6) Traffic wardens who don't appreciate that "5 secs" can well turn into "the rest of your life" in any given situation and still give you a ticket even when they see your 2 children, 1 dog and eighty four million carrier bags, none of which smack slightly of luxury!

7) People who talk to children like they're morons!

8)People who make out that the ridiculous hell of children (at certain/many points) is nothing but "just so lovely/brilliant/funny/charming/sweet/adorable/enthusiastic" etc! No it's not, it's revolting and bratty and hideous, you know it, you just won't admit it... why?

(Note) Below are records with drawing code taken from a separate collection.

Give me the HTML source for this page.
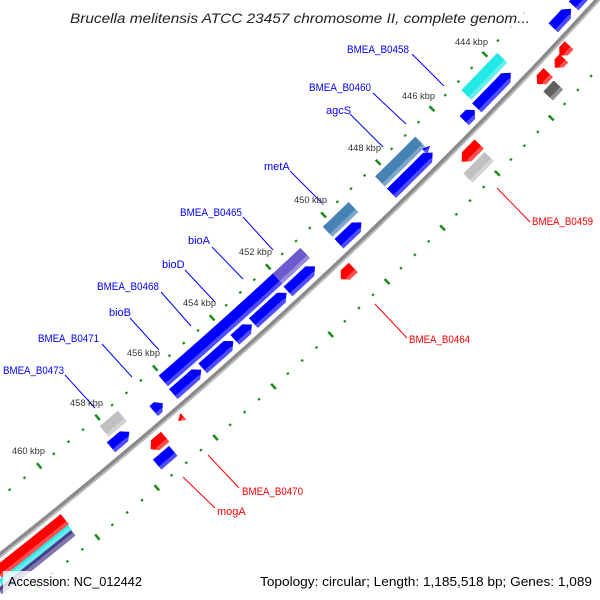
<!DOCTYPE html>
<html><head><meta charset="utf-8">
<style>
html,body{margin:0;padding:0;background:#fff;width:600px;height:600px;overflow:hidden;}
svg{display:block;overflow:hidden;}
text{font-family:"Liberation Sans",sans-serif;}
</style></head>
<body>
<svg id="s" width="600" height="600" viewBox="0 0 600 600" xmlns="http://www.w3.org/2000/svg">
<defs><clipPath id="cp"><rect x="0" y="0" width="600" height="600"/></clipPath></defs>
<rect width="600" height="600" fill="#fff"/>
<g clip-path="url(#cp)"><g id="g" transform="rotate(-45)"></g></g>
<g id="lines" stroke-width="1">
<line x1="412" y1="54" x2="444" y2="86" stroke="#0000ff"/>
<line x1="373" y1="93" x2="406" y2="124" stroke="#0000ff"/>
<line x1="350" y1="114" x2="383" y2="147" stroke="#0000ff"/>
<line x1="290" y1="171" x2="322" y2="203" stroke="#0000ff"/>
<line x1="243" y1="217" x2="273" y2="250" stroke="#0000ff"/>
<line x1="212" y1="247" x2="243" y2="279" stroke="#0000ff"/>
<line x1="185" y1="270" x2="215" y2="302" stroke="#0000ff"/>
<line x1="161" y1="292" x2="191" y2="326" stroke="#0000ff"/>
<line x1="130" y1="318" x2="159" y2="350" stroke="#0000ff"/>
<line x1="102" y1="344" x2="132" y2="377" stroke="#0000ff"/>
<line x1="65" y1="375" x2="95" y2="408" stroke="#0000ff"/>
<line x1="497" y1="188" x2="530" y2="222" stroke="#ff0000"/>
<line x1="375" y1="304" x2="407" y2="338" stroke="#ff0000"/>
<line x1="208" y1="455" x2="239" y2="488" stroke="#ff0000"/>
<line x1="183" y1="477" x2="215" y2="508" stroke="#ff0000"/>
</g>
<g font-size="11" fill="#0000ff">
<text x="347" y="53" textLength="62" lengthAdjust="spacingAndGlyphs">BMEA_B0458</text>
<text x="309" y="91" textLength="62" lengthAdjust="spacingAndGlyphs">BMEA_B0460</text>
<text x="326" y="114">agcS</text>
<text x="264" y="170">metA</text>
<text x="180" y="216" textLength="62" lengthAdjust="spacingAndGlyphs">BMEA_B0465</text>
<text x="188" y="244">bioA</text>
<text x="162" y="268">bioD</text>
<text x="97" y="290" textLength="62" lengthAdjust="spacingAndGlyphs">BMEA_B0468</text>
<text x="109" y="316">bioB</text>
<text x="38" y="342" textLength="61" lengthAdjust="spacingAndGlyphs">BMEA_B0471</text>
<text x="3" y="374" textLength="61" lengthAdjust="spacingAndGlyphs">BMEA_B0473</text>
</g>
<g font-size="11" fill="#ff0000">
<text x="532" y="225" textLength="61" lengthAdjust="spacingAndGlyphs">BMEA_B0459</text>
<text x="409" y="343" textLength="61" lengthAdjust="spacingAndGlyphs">BMEA_B0464</text>
<text x="242" y="495" textLength="61" lengthAdjust="spacingAndGlyphs">BMEA_B0470</text>
<text x="217" y="515">mogA</text>
</g>
<g font-size="9" fill="#333">
<text x="455" y="45" textLength="33" lengthAdjust="spacingAndGlyphs">444 kbp</text>
<text x="402" y="99" textLength="33" lengthAdjust="spacingAndGlyphs">446 kbp</text>
<text x="348" y="151" textLength="33" lengthAdjust="spacingAndGlyphs">448 kbp</text>
<text x="294" y="203" textLength="33" lengthAdjust="spacingAndGlyphs">450 kbp</text>
<text x="239" y="255" textLength="33" lengthAdjust="spacingAndGlyphs">452 kbp</text>
<text x="183" y="306" textLength="33" lengthAdjust="spacingAndGlyphs">454 kbp</text>
<text x="127" y="356" textLength="33" lengthAdjust="spacingAndGlyphs">456 kbp</text>
<text x="70" y="406" textLength="33" lengthAdjust="spacingAndGlyphs">458 kbp</text>
<text x="12" y="454" textLength="33" lengthAdjust="spacingAndGlyphs">460 kbp</text>
</g>
<rect x="64" y="4" width="472" height="26" fill="#fff" fill-opacity="0.8"/>
<text x="70" y="23" font-size="14" font-style="italic" fill="#222" textLength="460" lengthAdjust="spacingAndGlyphs">Brucella melitensis ATCC 23457 chromosome II, complete genom...</text>
<rect x="3" y="571" width="146" height="27" fill="#fff" fill-opacity="0.8"/>
<rect x="254" y="571" width="344" height="27" fill="#fff" fill-opacity="0.8"/>
<text x="8" y="586" font-size="13" fill="#000" textLength="134" lengthAdjust="spacingAndGlyphs">Accession: NC_012442</text>
<text x="260" y="586" font-size="13" fill="#000" textLength="332" lengthAdjust="spacingAndGlyphs">Topology: circular; Length: 1,185,518 bp; Genes: 1,089</text>
</svg>
<script>
(function(){
var NS="http://www.w3.org/2000/svg";
var g=document.getElementById("g");
var R=5050,UC=200,VC=427.3-5050;
function P(a,r){return [UC+r*Math.sin(a),VC+r*Math.cos(a)];}
function A(u){return Math.asin((u-UC)/R);}
function scr(p){return [(p[0]+p[1])/Math.SQRT2,(p[1]-p[0])/Math.SQRT2];}
function el(tag,attrs){var e=document.createElementNS(NS,tag);for(var k in attrs)e.setAttribute(k,attrs[k]);g.appendChild(e);return e;}
function arcPts(a1,a2,r,n){var p=[];for(var i=0;i<=n;i++){p.push(P(a1+(a2-a1)*i/n,r));}return p;}
function shape(u1,u2,r1,r2,dir,h){
  var a1=A(u1),a2=A(u2),hh=(h||7)/R,pts=[];
  var b1=a1,b2=a2;
  if(dir==1)b2=a2-hh; if(dir==-1)b1=a1+hh;
  if(b2<b1){ if(dir==1)b2=b1; else b1=b2; }
  pts=pts.concat(arcPts(b1,b2,r1,8));
  if(dir==1)pts.push(P(a2,(r1+r2)/2));
  pts=pts.concat(arcPts(b2,b1,r2,8));
  if(dir==-1)pts.push(P(a1,(r1+r2)/2));
  return pts.map(function(p){return p[0].toFixed(2)+","+p[1].toFixed(2);}).join(" ");
}
function feat(u1,u2,r1,r2,col,dir,h){
  el("polygon",{points:shape(u1,u2,r1,r2,dir,h),fill:col});
  el("polygon",{points:shape(u1,u2,r2-4,r2,dir,h),fill:"#fff","fill-opacity":"0.3"});
}
var bb=arcPts(A(-402),A(424),R,60).map(function(p){return p[0].toFixed(2)+","+p[1].toFixed(2);}).join(" ");
el("polyline",{points:bb,fill:"none",stroke:"#8a8a8a","stroke-width":"5"});
var bb2=arcPts(A(-402),A(424),R+1.5,60).map(function(p){return p[0].toFixed(2)+","+p[1].toFixed(2);}).join(" ");
el("polyline",{points:bb2,fill:"none",stroke:"#c8c8c8","stroke-width":"1.2"});
for(var k=436;k<=468;k+=0.5){
  var a=-0.00945-(k-448)*0.00758;
  var major=(Math.abs(k%2)<1e-6);
  [5005,5097].forEach(function(r){
    var L=major?3.5:1.1;
    var s=scr(P(a,r));
    if(s[0]<3||s[0]>597||s[1]<3||s[1]>597)return;
    var p1=P(a,r-L),p2=P(a,r+L);
    el("line",{x1:p1[0],y1:p1[1],x2:p2[0],y2:p2[1],stroke:"#1a8c1a","stroke-width":"2.5"});
  });
}
var O1=[R-20,R-7],O2=[R-37,R-23],I1=[R+7,R+20],I2=[R+23,R+36];
var B="#0000ff",RD="#ff0000";
feat(263,315,O2[0],O2[1],"#22e8e8",0);
feat(140,197,O2[0],O2[1],"#4682b4",0);
feat(67,103,O2[0],O2[1],"#4682b4",0);
feat(-2,36,O2[0],O2[1],"#6a5acd",0);
feat(-156,-2,O2[0],O2[1],B,0);
feat(-234,-210,O2[0],O2[1],"#c0c0c0",0);
feat(372,398,O1[0],O1[1],B,1);
feat(402,440,O1[0],O1[1],B,1);
feat(261,310,O1[0],O1[1],B,1);
feat(243,258,O1[0],O1[1],B,1,6);
feat(140,198,O1[0],O1[1],B,1);
feat(193,201,R-23,R-17,B,1,6);
feat(67,98,O1[0],O1[1],B,1);
feat(-3,34,O1[0],O1[1],B,1);
feat(-50,-5,O1[0],O1[1],B,1);
feat(-75,-52,O1[0],O1[1],B,1);
feat(-118,-77,O1[0],O1[1],B,1);
feat(-157,-120,O1[0],O1[1],B,1);
feat(-183,-171,O1[0],O1[1],B,1,6);
feat(-239,-215,O1[0],O1[1],B,1);
feat(344,357,R+9,R+21,RD,-1,6);
feat(356,370,R+4,R+16,RD,-1,6);
feat(320,336,I1[0],I1[1],RD,-1,6);
feat(212,237,I1[0],I1[1],RD,-1);
feat(44,61,I1[0],I1[1],RD,-1,6);
feat(-171,-164,R+6,R+14,RD,-1,6);
feat(-210,-191,I1[0],I1[1],RD,-1,6);
feat(319,334,I2[0],I2[1],"#606060",0);
feat(205,235,I2[0],I2[1],"#c0c0c0",0);
feat(-215,-194,I2[0],I2[1],B,0);
feat(-405,-320,R+6,R+19,RD,0);
feat(-410,-321,R+19,R+25,"#22e8e8",0);
feat(-415,-322,R+25,R+32,"#483d8b",0);
})();
</script>
</body></html>
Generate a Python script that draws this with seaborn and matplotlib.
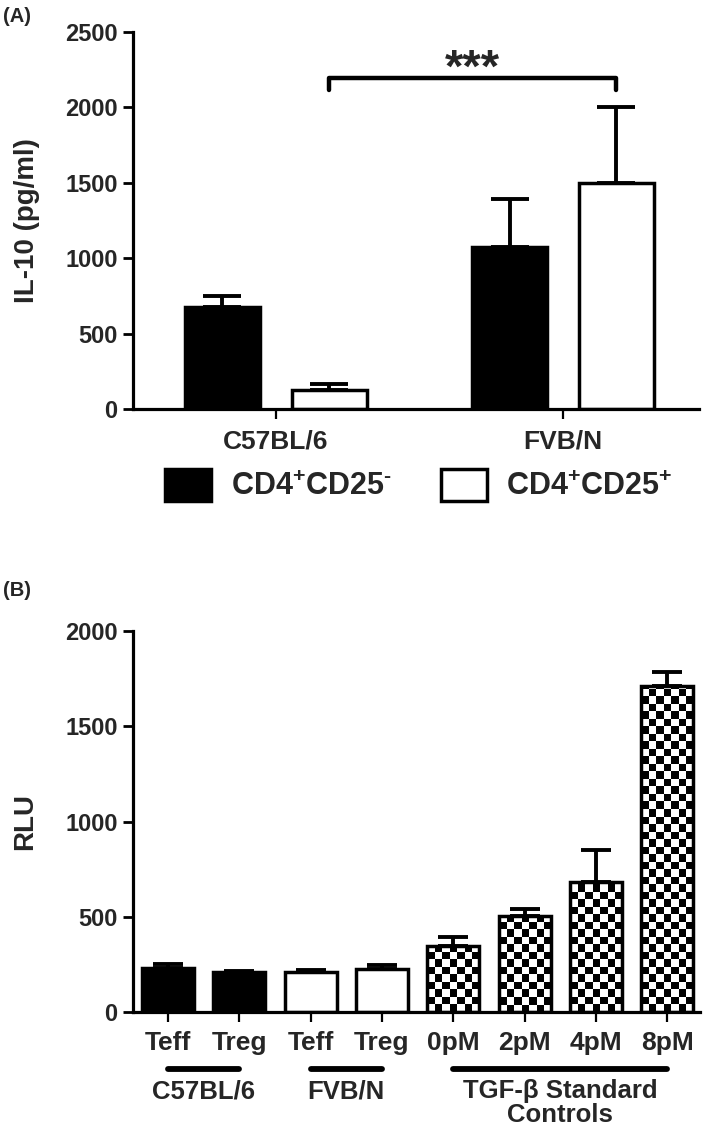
import numpy as np
import pandas as pd
import matplotlib
matplotlib.use("Agg")
import matplotlib.pyplot as plt
import matplotlib.transforms as mtransforms
from matplotlib.patches import Patch
import seaborn as sns

# -------------------------------
# Data
# -------------------------------
strains = ["C57BL/6", "FVB/N"]
cells = ["CD4$^{+}$CD25$^{\\text{-}}$", "CD4$^{+}$CD25$^{+}$"]
il10_neg = [675, 1077]
il10_neg_err = [75, 313]
il10_pos = [125, 1500]
il10_pos_err = [40, 500]

samples = ["C57BL/6 Teff", "C57BL/6 Treg", "FVB/N Teff", "FVB/N Treg",
           "TGF 0pM", "TGF 2pM", "TGF 4pM", "TGF 8pM"]
tick_labels = ["Teff", "Treg", "Teff", "Treg", "0pM", "2pM", "4pM", "8pM"]
rlu = [230, 210, 212, 228, 345, 503, 680, 1712]
rlu_err = [20, 5, 8, 18, 48, 37, 170, 72]
fills = ["black", "black", "white", "white", "white", "white", "white", "white"]
checkered = [False, False, False, False, True, True, True, True]
groups = ["C57BL/6", "FVB/N", "TGF-\u03b2 Standard\nControls"]
group_spans = [(0, 1), (2, 3), (4, 7)]

# -------------------------------
# Style
# -------------------------------
sns.set_style("ticks")
plt.rcParams["font.family"] = ["Liberation Sans", "DejaVu Sans"]
plt.rcParams["font.weight"] = "bold"
plt.rcParams["axes.labelweight"] = "bold"
plt.rcParams["mathtext.fontset"] = "custom"
plt.rcParams["mathtext.rm"] = "Liberation Sans:bold"
plt.rcParams["mathtext.it"] = "Liberation Sans:bold"
plt.rcParams["mathtext.bf"] = "Liberation Sans:bold"

fig = plt.figure(figsize=(7.09, 11.27), dpi=100)
axA = fig.add_axes([0.1876, 0.6368, 0.7983, 0.3351])
axB = fig.add_axes([0.1876, 0.1020, 0.7997, 0.3381])


def style_axis(ax):
    sns.despine(ax=ax)
    for s in ["left", "bottom"]:
        ax.spines[s].set_linewidth(2.3)
        ax.spines[s].set_color("black")
    ax.tick_params(axis="y", length=7, width=2, pad=4, labelsize=17, color="black")
    ax.tick_params(axis="x", length=7.5, width=1.6, color="black")


# -------------------------------
# Panel A
# -------------------------------
df_a = pd.DataFrame({
    "strain": strains * 2,
    "cell": [cells[0]] * 2 + [cells[1]] * 2,
    "il10": il10_neg + il10_pos,
    "err": il10_neg_err + il10_pos_err,
})

sns.barplot(data=df_a, x="strain", y="il10", hue="cell", order=strains,
            hue_order=cells, palette=["black", "white"], edgecolor="black",
            linewidth=2.5, width=0.745, gap=0.3, errorbar=None, legend=False,
            ax=axA)

centers = {}
for p in axA.patches:
    cx = p.get_x() + p.get_width() / 2
    h = p.get_height()
    row = df_a.iloc[(df_a["il10"] - h).abs().argmin()]
    centers[(row["strain"], row["cell"])] = cx
    axA.errorbar(cx, h, yerr=[[0], [row["err"]]], fmt="none", ecolor="black",
                 elinewidth=2.8, capsize=14, capthick=2.8, zorder=1)

# significance bracket between the CD25+ bars
x1 = centers[(strains[0], cells[1])]
x2 = centers[(strains[1], cells[1])]
axA.plot([x1, x1, x2, x2], [2115, 2190, 2190, 2115], color="black", lw=3.2,
         solid_joinstyle="round", solid_capstyle="round", clip_on=False)
axA.text((x1 + x2) / 2, 2250, "***", ha="center", va="center", fontsize=34)

axA.set_xlim(-0.498, 1.474)
axA.set_ylim(0, 2500)
axA.set_yticks(np.arange(0, 2501, 500))
axA.set_xlabel("")
axA.set_ylabel("IL-10 (pg/ml)", fontsize=20, fontweight="bold")
axA.yaxis.set_label_coords(-0.164, 0.5)
style_axis(axA)
axA.tick_params(axis="x", labelsize=19, pad=7)

handles = [Patch(facecolor="black", edgecolor="black", linewidth=2.5),
           Patch(facecolor="white", edgecolor="black", linewidth=2.5)]
fig.legend(handles, cells, loc="upper left", bbox_to_anchor=(0.2327, 0.5835),
           ncol=2, frameon=False, fontsize=22, handlelength=1.5,
           handleheight=1.2, handletextpad=0.65, columnspacing=1.6,
           borderpad=0, borderaxespad=0)

# -------------------------------
# Panel B
# -------------------------------
df_b = pd.DataFrame({"sample": samples, "rlu": rlu, "err": rlu_err})

sns.barplot(data=df_b, x="sample", y="rlu", hue="sample", order=samples,
            hue_order=samples, palette=fills, edgecolor="black", linewidth=2.5,
            width=0.73, errorbar=None, legend=False, ax=axB)

axB.set_xlim(-0.49, 7.46)
axB.set_ylim(0, 2000)

bars = sorted(axB.patches, key=lambda p: p.get_x())
bb = axB.get_window_extent()
sx = 7.5 * (7.46 + 0.49) / bb.width
sy = 7.5 * 2000 / bb.height
for i, p in enumerate(bars):
    cx = p.get_x() + p.get_width() / 2
    axB.errorbar(cx, rlu[i], yerr=[[0], [rlu_err[i]]], fmt="none",
                 ecolor="black", elinewidth=2.8, capsize=10.5, capthick=2.8,
                 zorder=1)
    if checkered[i]:
        w = p.get_width()
        ncol = max(1, int(round(w / sx)))
        nrow = int(np.ceil(rlu[i] / sy)) + 1
        board = np.indices((nrow, ncol)).sum(axis=0) % 2
        im = axB.imshow(board, cmap="gray_r", vmin=0, vmax=1, origin="lower",
                        extent=[p.get_x(), p.get_x() + w, 0, nrow * sy],
                        aspect="auto", interpolation="nearest", zorder=2)
        im.set_clip_path(p)
        p.set_facecolor("none")
        p.set_zorder(3)

axB.set_xlim(-0.49, 7.46)
axB.set_ylim(0, 2000)
axB.set_yticks(np.arange(0, 2001, 500))
axB.set_xticks(range(len(samples)))
axB.set_xticklabels(tick_labels, fontweight="bold")
axB.set_xlabel("")
axB.set_ylabel("RLU", fontsize=20, fontweight="bold")
axB.yaxis.set_label_coords(-0.168, 0.5)
style_axis(axB)
axB.tick_params(axis="x", labelsize=19, pad=6)

trans = mtransforms.blended_transform_factory(axB.transData, axB.transAxes)
for name, (a, b) in zip(groups, group_spans):
    axB.plot([a, b], [-0.150, -0.150], transform=trans, color="black", lw=4.2,
             solid_capstyle="round", clip_on=False)
    axB.text((a + b) / 2, -0.176, name, transform=trans, ha="center",
             va="top", fontsize=18.5, linespacing=1.0)

# panel letters
fig.text(0.004, 1 - 16 / 1127, "(A)", fontsize=14.5, va="center", ha="left")
fig.text(0.004, 1 - 591 / 1127, "(B)", fontsize=14.5, va="center", ha="left")

fig.savefig("out.png", dpi=100)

9) Places that serve food that is "nuclear" by any one's standards, yet they won't let you feed your children anything else. Yes, you do have a business to run, but if you make me feed my children that toxic flotsam, I will contact health and safety and we'll see how much of business you have left to run then!

10)The Tweenies.

I feel much better after that, 2011 is here and it's a new year. A year when we should be able to be honest and open and give ourselves a little bit of a break. Harking back to my earlier blog, the next time you are going to berate yourself for something that isn't perfect in your parenting manifesto, remember that this is the only job in the world that is totally thankless, in which there is no hierarchical system up which the buck can be passed, nor is there any statutory holiday days, you take what you can give yourself here and there and the rest you have to manage. Good luck for this year, and just to leave you with one "love em"...

1) The lady in the supermarket today, who watched as my 4 pints of full fat milk slid from my bulging trolley to the floor and smashed all over the place like a dirty milk bomb, and said "there's a man behind that, has to be, you can tell!" then laughed a haughty laugh and ushered the grunting trolley man over to clean up the devastation! Made my year in a day.